# Wagner's "Das Rheingold" prelude in a Levi's ad



## sixamsedna (Nov 27, 2010)

I don't know if this has been posted, and if it has, I apologize. I saw this earlier this year but found out what the music was mere moments ago.

This is a Levi's ad that's been directed by John Hillcoat, the director of the post-apocalyptic film "The Road"

it's very much inspired by Terrence Malick and David Gordon Green's "George Washington" (who himself states Malick as a huge influence)

here it is 




beautiful piece, music fits perfectly with the visual, and the narration is fitting as well - the tone is great.


----------



## Fsharpmajor (Dec 14, 2008)

Interesting. That would seem to be a parody of Werner Herzog's use of the Rheingold Prelude in the film Nosferatu:

*



*
First part of the video features music written for the soundtrack by Popol Vuh. The Rheingold kicks in around the two minute mark.

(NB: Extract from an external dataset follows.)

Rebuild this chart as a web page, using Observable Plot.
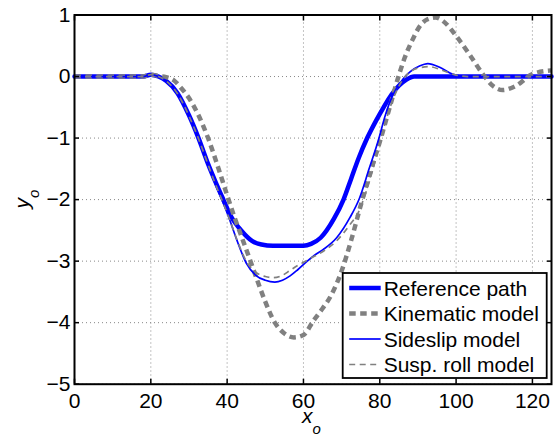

Nosferatu is an absolutely brilliant film, BTW.


----------



## Manxfeeder (Oct 19, 2010)

Great stuff. Good call on Nosferatu also.


----------



## sixamsedna (Nov 27, 2010)

for anyone interested further - here's part of the inspiration for the ad. The whole opening sequence of The New World features Wagner's Das Rheingold prelude... I have found two separate scenes of it. The first link is the narration, such as in the ad (you can see how similar it is) and the second is the entire opening sequence featuring the prelude.











on a personal note; has anyone seen any of Malick's films? Days of Heaven, Badlands, The Thin Red Line.. etc


----------